A necessidade do «momento» nacional no universal processo do pensamento filosófico, e a exclusiva competência de uma Faculdade de Filosofia, para desenvolver ou desocultar a universalidade envolvida ou oculta na particularidade da expressão nacional, constituem as ideias focais do valioso opúsculo de Álvaro Ribeiro. Os vinte parágrafos que contém, articulam-se organicamente, obedecendo sempre à atracção harmoniosa destes focos. Os dois primeiros esboçam um conceito de filosofia, definida como esforço para o conhecimento especulativo ou «sófico», e indicam o lugar próprio de respectivo estudo e ensino: o ambiente escolar. Os dois últimos investigam o solo onde mergulham as raízes da filosofia portuguesa, onde os estudantes da Faculdade de Filosofia devem ir procurar, pela «leitura nova» dos «mais significativos documentos culturais», o ponto de inserção da nacionalidade filosófica. Quatro parágrafos (III, IV, V e VI) apresentam e criticam as anteriores posições, perante o mesmo problema, e algumas soluções propostas. Da maior parte do livro (12 parágrafos) constam as condições a que deve obedecer a organização de uma Faculdade de Filosofia para atingir a finalidade a que se destina.
A leitura de tão bem razoadas páginas, só uma dúvida pode deixar no espírito de quem espere «o advento da filosofia portuguesa». É difícil discordar de que o «desenvolvimento da lógica» se efectua «diversamente adentro de cada idioma»; é a diversidade de tal desenvolvimento o que confere individualidade às filosofias nacionais. Quando se fala de um intelectualismo francês, de um empirismo inglês, de um racionalismo alemão... afirma-se, pelo menos de direito, a existência de fases nacionais da lógica universal. Também é certo que «a palavra concreta está na origem da palavra abstracta»; que «a ideia também foi imagem». Um idioma já contém, em potência, a expressão dialéctica e a ideação. Apenas se pode duvidar de que não pertença essencialmente ao carácter do povo português o não passar da palavra concreta à palavra abstracta, da imagem à ideia. Em Portugal, pelo menos até hoje, os escritos de natureza filosófica, têm reflectido sempre a cultura estranha; isto é, a passagem a que se refere o autor de O Problema da Filosofia Portuguesa, – a passagem da fase nacional à fase universal, tem reflectido apenas um trânsito já efectuado por outros.
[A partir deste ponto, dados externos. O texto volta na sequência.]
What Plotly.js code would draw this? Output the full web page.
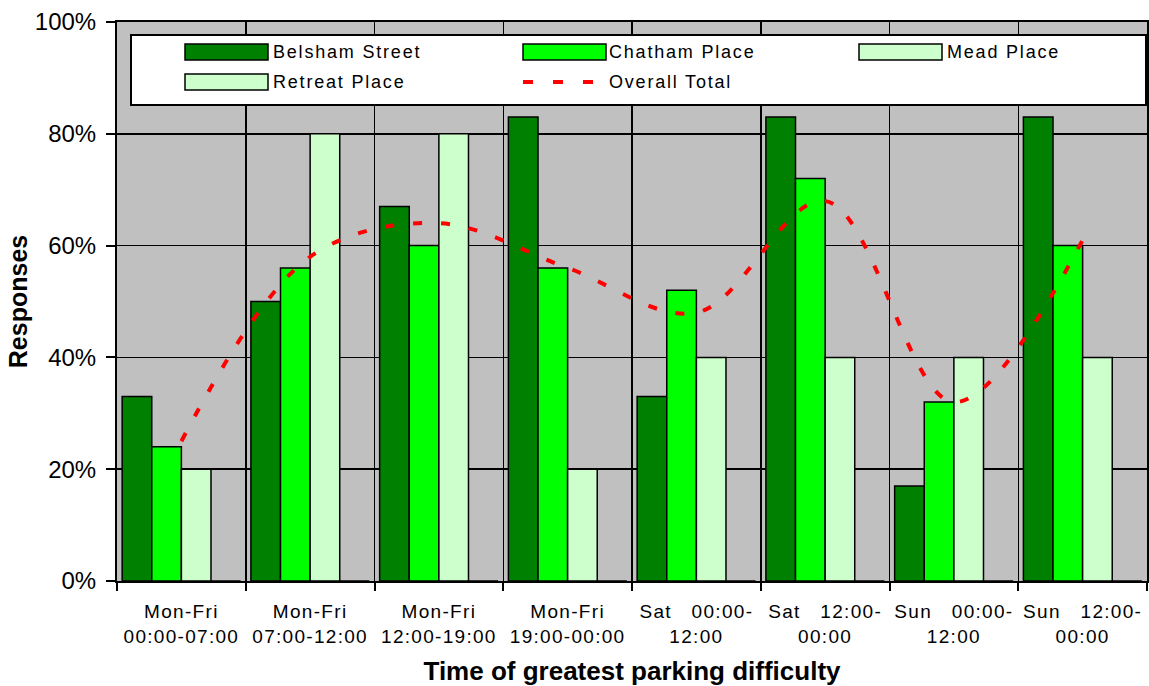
<!DOCTYPE html>
<html>
<head>
<meta charset="utf-8">
<script src="https://cdn.plot.ly/plotly-3.0.1.min.js"></script>
<style>
  html, body { margin: 0; padding: 0; background: #ffffff; }
  #chart { width: 1149px; height: 686px; }
  .xtick text { letter-spacing: 1.3px; }
  .annotation-text { letter-spacing: 1.8px; }
</style>
</head>
<body>
<div id="chart"></div>
<script>
// Time bands (categories on the x axis)
const categories = [
  "Mon-Fri<br>00:00-07:00",
  "Mon-Fri<br>07:00-12:00",
  "Mon-Fri<br>12:00-19:00",
  "Mon-Fri<br>19:00-00:00",
  "Sat\u00a0\u00a0\u00a000:00-<br>12:00",
  "Sat\u00a0\u00a0\u00a012:00-<br>00:00",
  "Sun\u00a0\u00a0\u00a000:00-<br>12:00",
  "Sun\u00a0\u00a0\u00a012:00-<br>00:00"
];

// Share of responses (%) per street
const belsham = [33, 50, 67, 83, 33, 83, 17, 83];
const chatham = [24, 56, 60, 56, 52, 72, 32, 60];
const mead = [20, 80, 80, 20, 40, 40, 40, 40];
const retreat = [0, 0, 0, 0, 0, 0, 0, 0];
const overallTotal = [25, 58, 64, 56, 48, 68, 32, 61];

const seriesNames = ["Belsham Street", "Chatham Place", "Mead Place", "Retreat Place", "Overall Total"];
const yTickValues = [0, 20, 40, 60, 80, 100];
const yTickLabels = ["0%", "20%", "40%", "60%", "80%", "100%"];

const barColors = ["#008000", "#00ff00", "#ccffcc", "#ccffcc"];
const lineColor = "#ff0000";
const FONT = "Liberation Sans, Arial, sans-serif";

const W = 1149, H = 686;
const M = { l: 117, r: 2, t: 22, b: 105 };
const plotW = W - M.l - M.r, plotH = H - M.t - M.b;
const px = x => (x - M.l) / plotW;
const py = y => (H - M.b - y) / plotH;

const barSeries = [belsham, chatham, mead, retreat];
const traces = barSeries.map((vals, i) => ({
  type: "bar",
  name: seriesNames[i],
  x: categories,
  y: vals,
  marker: { color: barColors[i], line: { color: "#000000", width: 1.5 } },
  hoverinfo: "skip"
}));
traces.push({
  type: "scatter",
  mode: "lines",
  name: seriesNames[4],
  x: categories,
  y: overallTotal,
  line: { color: lineColor, width: 4, dash: "9px,19px", shape: "spline", smoothing: 1 },
  hoverinfo: "skip"
});

// Hand-laid legend box: wide swatches in two rows, three columns
const legendBox = { x0: 131, x1: 1146, y0: 35, y1: 105 };
const legendItems = [
  { kind: "bar", idx: 0, sx: 185, tx: 271, y: 52 },
  { kind: "bar", idx: 1, sx: 523, tx: 607, y: 52 },
  { kind: "bar", idx: 2, sx: 859, tx: 945, y: 52 },
  { kind: "bar", idx: 3, sx: 185, tx: 271, y: 82 },
  { kind: "line", idx: 4, sx: 523, tx: 607, y: 82 }
];
const swatchW = 83, swatchH = 16;

const shapes = [{
  type: "rect", xref: "paper", yref: "paper", layer: "above",
  x0: px(legendBox.x0), x1: px(legendBox.x1), y0: py(legendBox.y1), y1: py(legendBox.y0),
  fillcolor: "#ffffff", line: { color: "#000000", width: 2 }
}];
const annotations = [];
legendItems.forEach(it => {
  if (it.kind === "bar") {
    shapes.push({
      type: "rect", xref: "paper", yref: "paper", layer: "above",
      x0: px(it.sx), x1: px(it.sx + swatchW),
      y0: py(it.y + swatchH / 2), y1: py(it.y - swatchH / 2),
      fillcolor: barColors[it.idx], line: { color: "#000000", width: 1.5 }
    });
  } else {
    shapes.push({
      type: "line", xref: "paper", yref: "paper", layer: "above",
      x0: px(it.sx), x1: px(it.sx + swatchW), y0: py(it.y), y1: py(it.y),
      line: { color: lineColor, width: 4, dash: "10px,20px" }
    });
  }
  annotations.push({
    xref: "paper", yref: "paper", x: px(it.tx), y: py(it.y),
    xanchor: "left", yanchor: "middle", showarrow: false,
    text: seriesNames[it.idx],
    font: { family: FONT, size: 18, color: "#000000" }
  });
});

const layout = {
  width: W, height: H,
  margin: M,
  paper_bgcolor: "#ffffff",
  plot_bgcolor: "#c0c0c0",
  barmode: "group",
  bargap: 0.08,
  bargroupgap: 0,
  showlegend: false,
  font: { family: FONT, color: "#000000" },
  xaxis: {
    type: "category",
    tickson: "boundaries",
    ticks: "outside", ticklen: 8, tickwidth: 2, tickcolor: "#000000",
    ticklabelstandoff: 12,
    showgrid: true, gridcolor: "#000000", gridwidth: 1.5,
    showline: true, linecolor: "#000000", linewidth: 2, mirror: true,
    tickfont: { family: FONT, size: 19, color: "#000000" },
    title: { text: "Time of greatest parking difficulty", font: { family: FONT, size: 26, color: "#000000", weight: "bold" }, standoff: 17 },
    automargin: false
  },
  yaxis: {
    range: [0, 100],
    tickmode: "array",
    tickvals: yTickValues,
    ticktext: yTickLabels,
    ticks: "outside", ticklen: 9, tickwidth: 2, tickcolor: "#000000",
    ticklabelstandoff: 5,
    showgrid: true, gridcolor: "#000000", gridwidth: 1.5,
    zeroline: false,
    showline: true, linecolor: "#000000", linewidth: 2, mirror: true,
    tickfont: { family: FONT, size: 24, color: "#000000" },
    title: { text: "Responses", font: { family: FONT, size: 25, color: "#000000", weight: "bold" }, standoff: 0 },
    automargin: false
  },
  shapes: shapes,
  annotations: annotations
};

Plotly.newPlot("chart", traces, layout, { staticPlot: true, displayModeBar: false });
</script>
</body>
</html>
No entanto, a nossa dúvida não pode nem deve paralisar as virtualidades, porventura latentes. A aventura é das tais que valem a pena dos esforços que se dispendam. O descobrimento de uma filosofia portuguesa equivaleria ao descobrimento de ignotas terras (in Eudoro de Sousa, Origem da Poesia e da Mitologia e outros ensaios dispersos, Imprensa Nacional - Casa da Moeda, 2000, pp. 281-283).